Bale (I don't know the character's name; no one has a name in this movie) has an angry father (Brian Dennehy) and an even angrier brother (Wes Bentley) and he himself is haunted and morose most of the time. One wonders why these people are so aggrieved. They are white, rich, good looking and they live in sunny L.A.
Bale parties hard, fucks all the beautiful women, cruises around L.A. in a magnificent old convertible. What the hell is his problem? His problem is Terrence Malick, who instead of telling a story, paints a tone poem. Alas, there already exists a pretty nifty tone poem about L.A. It's called Mulholland Drive.
Now, there have been some great movies about Hollywood that ooze bile at the industry and what it does to writers, like Billy Wilder's Sunset Blvd. and the Coens' Barton Fink, or Robert Altman's The Player and David Lynch's aforementioned nightmare. Knight Of Cups is not in this hallowed group.

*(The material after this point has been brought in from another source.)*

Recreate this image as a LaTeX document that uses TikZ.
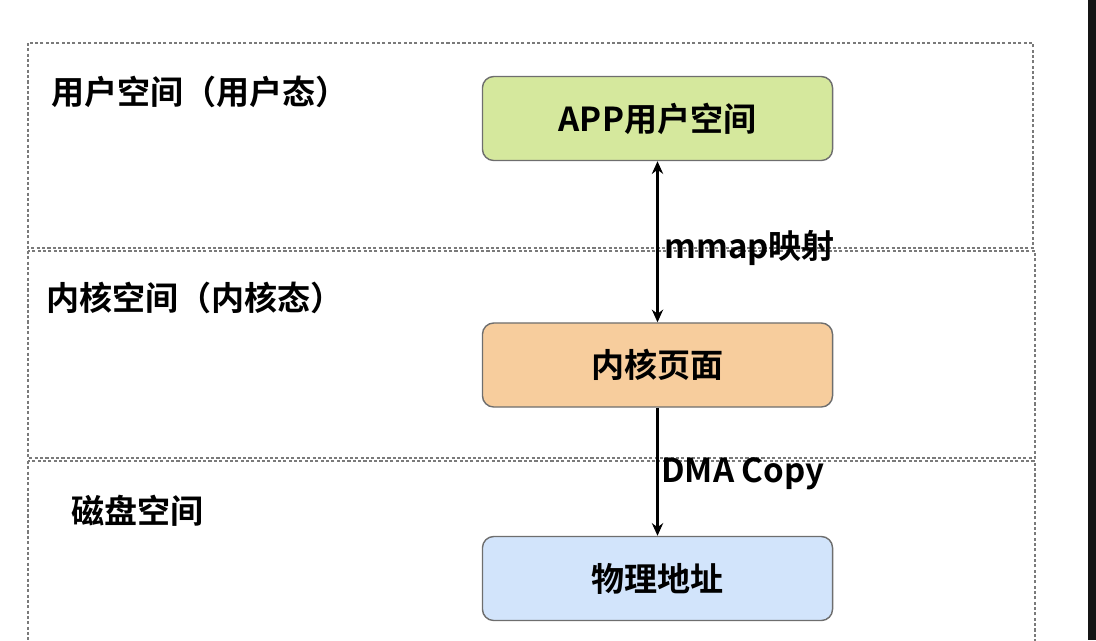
\documentclass[tikz,border=0pt]{standalone}
\usepackage{fontspec}
\setmainfont{Noto Sans CJK SC}[BoldFont={* Bold}]
\usetikzlibrary{arrows.meta}

\definecolor{appgreen}{HTML}{D5E89D}
\definecolor{kernelorange}{HTML}{F7CD9D}
\definecolor{diskblue}{HTML}{D2E4FB}
\definecolor{zonegray}{HTML}{7A7A7A}
\definecolor{edgegray}{HTML}{6E6E6E}
\definecolor{barblack}{HTML}{151515}

\tikzset{
	zone/.style={draw=zonegray, line width=1.4pt, dash pattern=on 2.2pt off 1.6pt},
	membox/.style={draw=edgegray, line width=1pt, rounded corners=8pt,
		minimum width=8.75cm, minimum height=2.1cm, inner sep=0pt},
	link/.style={line width=1.5pt, arrows={-Stealth[length=9pt, width=8pt]}},
	bothlink/.style={line width=1.5pt, arrows={Stealth[length=9pt, width=8pt]-Stealth[length=9pt, width=8pt]}},
	zonelabel/.style={inner sep=0pt, anchor=west}
}

\begin{document}
\begin{tikzpicture}[x=0.025cm, y=-0.025cm, font=\bfseries\fontsize{23.5}{28}\selectfont]
	\useasboundingbox (0,0) rectangle (1096,640);
	\clip (0,0) rectangle (1096,640);

	%three address zones
	\draw[zone] (28,43) rectangle (1033,248);
	\draw[zone] (28,251) rectangle (1035,458);
	\draw[zone] (28,461) rectangle (1035,700);

	\node[zonelabel] (userlbl) at (51,92) {用户空间（用户态）};
	\node[zonelabel] (kernlbl) at (46,298) {内核空间（内核态）};
	\node[zonelabel] (disklbl) at (71,511) {磁盘空间};

	%pages
	\node[membox, fill=appgreen] (app) at (657.5,118.5) {APP用户空间};
	\node[membox, fill=kernelorange] (kpage) at (657.5,365) {内核页面};
	\node[membox, fill=diskblue] (phys) at (657.5,578.5) {物理地址};

	%mapping and copy
	\draw[bothlink] (app) -- (kpage);
	\draw[link] (kpage) -- (phys);
	\node[zonelabel] (mmaplbl) at (664,248) {mmap映射};
	\node[zonelabel] (dmalbl) at (661,474) {DMA Copy};

	%dark strip at the right edge
	\fill[barblack] (1088,0) rectangle (1096,640);
\end{tikzpicture}
\end{document}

It is too aimless and generic. Yes, the industry is full of greedy bastards and the glitz of entertainment hides unfathomable depths of depravity. Yes, rampant capitalism is decadent and unfair, but, a) tell us something we don't know and b) if you find it so distasteful, why give it so much taste? Knight of Cups is like the In Style magazine version of a Hollywood apocalypse. People party but there is not a drug in sight, they fuck with their clothes on. Their biggest sin is vapidity.
This is Malick's L.A. movie, and once in a while the camera sweeps into the vast, manicured emptiness, the lights of Sunset Boulevard, or down to skid row, where Bale and his brother go slumming for no apparent reason. L.A. looks great but there have been sharper, better L.A. movies. One look at the L.A. River and one really pines for Chinatown.
To make matters more ridiculous, the narrative structure is based on tarot cards, with each card representing a facet of the life of this guy, a rather sophomoric concept. Kudos go to the three editors who not only did a beautiful job with Chivo's swaying camera moves, but who also managed to weave a more or less coherent narrative. In The Tree Of Life Malick was somehow able to marry his spiritual ideas to a simple story of a beautiful family with an angry, distant dad. But this time the conceit feels shoehorned to the milieu. Judging Hollywood or the entertainment industry calls for articulation, irony, preciseness. This movie has no sense of humor, no wit, it's nothing but pretentious mystical bullshit, like a dead serious version of Entourage -- something no one wants to see.
And it goes on forever.
It most resembles a mystical Lifestyles of The Rich And Famous, or, if you are into interior decorating, a catalog of premium real estate properties in Los Angeles. Either way, it's an utter waste of time. And what's with the Jewish music?